In a survey of radiation oncologists, dealing with the constant death of patients was ranked as the #1 drawback from the career.
This is the good part.
Other specialists (for example surgeons) probably complained more often about their crappy life style and working hours, while family doctors probably complained about their bad payment.
So in radiation oncologist you have the major drawback, that everything else simply rocks so that the biggest drawback is seeing patients die.
So your life is basically fine, but what bugs you the most are your patients' fortunes.
Now this is what I call a true doctor!
One that worries more about his/her patients than himself/herself.

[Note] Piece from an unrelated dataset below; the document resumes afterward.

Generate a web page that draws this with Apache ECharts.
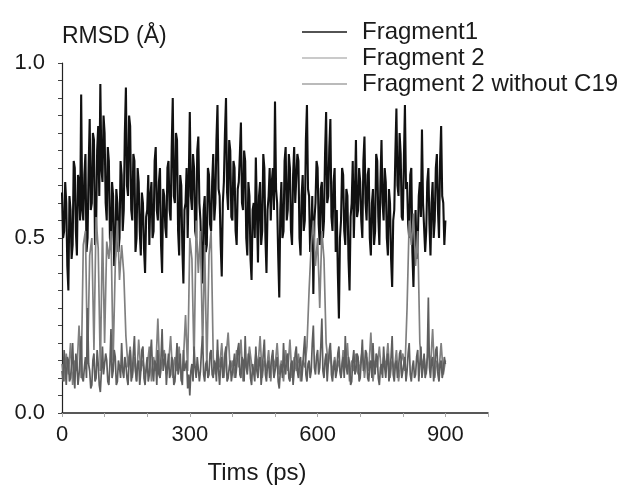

I find it odd that you compare the experience a family care physician has with death to that of a radiation oncologist.
I agree with you on that.
As a family care physician you care patients for decades, get to know them well, perhaps even get friends with them and then have to see how they miserably die with multiple brain metastasis from NSCLC. And then it strikes you, that you may have taken care of these patients for decades, but you never managed to persuade them stop smoking. FAILURE!
That's an exaggerated example here, but not all of our patients in radiation oncology die. The key point is being "prepared". In radiation oncology you know, that every single one of your patients (excluding the 5% treated for benign diseases) can potentially die because of cancer.
So you know what you are dealing with.
It's a new way of thinking.
As a colleague of mine once said concerning a patient with breast cancer and negative staging for metastatic disease: "We cannot saythat the patient has no metastases. We can simply say, that her metastases are too small to be detected by imaging."
This is how you learn to think in radiation oncology. Every patient, regardless of how small his/her primary tumour is and how good his/her prognosis is, has the potential to die of cancer.
You simply know what you have to deal with. Every single day.
You cite pediatricians and other doctors who too must watch patients die...for them these are all the type of stories they remember. Particular cases in a vast career of other cases.
And that's the bad part about it. Because they are all unprepared.
For cancer, they're all dying, and usually fast.
Not everyone dies of cancer. We do cure a sizable portion of our patients.
A significant amount of the care patients will receive and pay for is in the final year of life.
And it is our job to make that final year as comfortable as we can for the patients. Comforting pain, avoiding complications and often extending survival in the palliative setting is a major task for radiation oncologists.
And we can be proud of fulfilling that task, whenever we can.